Though it can really choke any riverfront panorama of its’ beauty, when I turn right on Main Street I can’t help but love the concrete and glass temple.
The Abundant Life building in Tulsa is a great abandoned building with a very unusual history! Unfortunately I think not so many locals feel much love for it.
Ah yes, good old Fort Book. Spent many a day in there.
It was an architectural marvel as part of EXPO 67 (The World’s Fair). Also amazing to me at 8 years old was the upside down pyramid (Egypt?) and the Geodesic Dome (USA).
That’s a cool looking hulk. It reminds me of the New York Coliseum which sat decaying on Columbus Circle in Manhattan, until it was replaced by the Time Warner Center. http://www.westsidespirit.com/apps/pbcsi.dll/bilde?Site=NP&Date=20160817&Category=NEWS01&ArtNo=160819964&Ref=AR?q=100
I love the Habitat 67 complex, it’s just one of many amazing structures that still exist at the Montreal Expo site, including Buckminster Fuller’s towering geodesic dome. The great photographer Jade Doskow has captured these sites, and many more Worlds Fair relics, and was featured by Atlas: https://www.atlasobscura.com/articles/photographing-the-lost-utopias-of-the-remaining-worlds-fairs
Always liked that building as well!
The former location of the Berkeley Art Museum and Pacific Film Archive, designed by Mario Ciampi, is one of my favorite buildings. A strange and hard-to-love exterior made way for an intricate, multi-leveled interior that hosted many beautiful spaces — although the building itself often overshadowed what was displayed in it.
The museum and film archive moved on to a new building after the brutalist structure was declared seismically unsafe.

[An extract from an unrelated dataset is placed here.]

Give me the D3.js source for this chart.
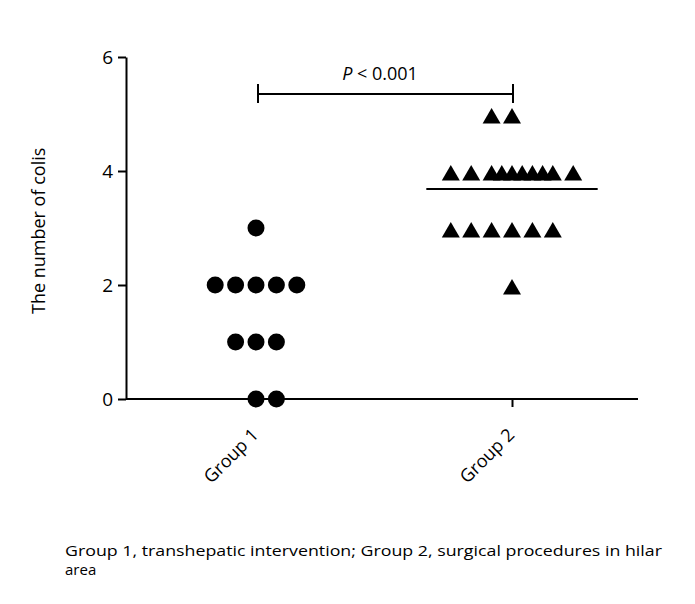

The old building won’t be the same, but at least it will be preserved.
There’s a few buildings of this sort in my neighborhood of North Williamsburg, Brooklyn.
This massive apartment building by architect Karl Fischer, which was built a year ago at 101 Bedford Ave., isn’t the most elegant building in the world (thus qualifies for this ignoble list!) and I don’t think it’s particularly attractive even… However what I do love about it is how it makes an effort to fit into the neighborhood by appearing like multiple buildings instead of the massive full block structure it really is.
Even better, I like how it appears to have a fictional back story, as if it evolved organically over the century. Like… it “began” as an old brick factory building that was served by horse drawn carriages (the faux arched ‘garage’ entrances on the bottom left. Then “in the 1980’s” a new building arose with a white stone facade, and penthouses were added to the old factory wings. And then (ta da!) in the FUTURE a spaceship penthouse landed on top of the center section, aka landing pad.
Next is this humble industrial building a couple of blocks away which survives in a not-yet-converted-to-hipster-residential zone. It’s the home of Associated Fabrication, which is one of those awesome generic industrial names which have so much dignity, and basically I just like the monumentality of this symmetrical garage section, with its proud flagpole.
Finally, here is the most under appreciated jewel of the neighborhood. This is the Hecla Iron Works, and it’s landmarked, and yet, inexplicably, has been largely empty for decades. The first floor and the far wing is occupied as storage and shipping for Brooklyn Brewery (which is on the other side of the street, behind the camera). In this complex were forged most of the iron fencing and lampposts which adorn all of New York’s subway entrances, as well as many of the city’s most prominent gilded street clocks, including the majestic centerpiece clock in Grand Central Terminal.
That water tower atop the Hecla Iron Works has become an icon of Brooklyn, and yet it remains (for better or worse) unattended-to, rusting, and graffiti covered. I absolutely love it. When I first moved to the neighborhood, the old Polish man who was my landlord gazed at this water tower with me, through the window of my apartment and said “It’s funny, all you young people moving here and saying that old eyesore ‘looks cool’!”
ps: I don’t think the Hecla Iron Works is in the Atlas… so I heartily nominate it!
This is in soooooooooooooo many science fiction TV shows.
From LA Curbed:
The fried chicken outpost was completed in 1990 and is an abstract example of programmatic architecture—when a building’s design mimics the shape of a recognizable object, often an item customers can purchase inside.
Designed by Frank Gehry pupils Elyse Grinstein and Jeffrey Daniels, the building roughly approximates the shape of a chicken—and also, weirdly, a bucket of chicken. As the Los Angeles Times reported shortly after the building’s construction, it was “the first architecturally avant-garde Kentucky Fried Chicken outlet in the United States.”
Whoa, love the idea of abstract programmatic architecture. That’s the first time I’ve heard that phrase. I’m used to something more literal like this:
Anyone know of any additional examples of abstract programmatic architecture?
There’s quite a story behind that building: TITANPOINTE: The NSA’s Spy Hub in New York, Hidden in Plain Sight
I was just about to post this. The NSA’s good ole signet center. Just a huge stone monolith smack in the middle of midtown. Nothing unusual here.
Yeah! A few things were filmed there while I was a student, including Underworld: Awakening where Kate Beckinsale’s stunt double jumped off the Bennett Library (on the right in the photo I posted).
I live in Columbus and have visited The Ohio History Center numerous times. It houses some very interesting exhibits and historical archives.
But, it is unlikely that any tourists passing by on I71 will see this hulking structure and be enticed to visit. It looks like a fortress.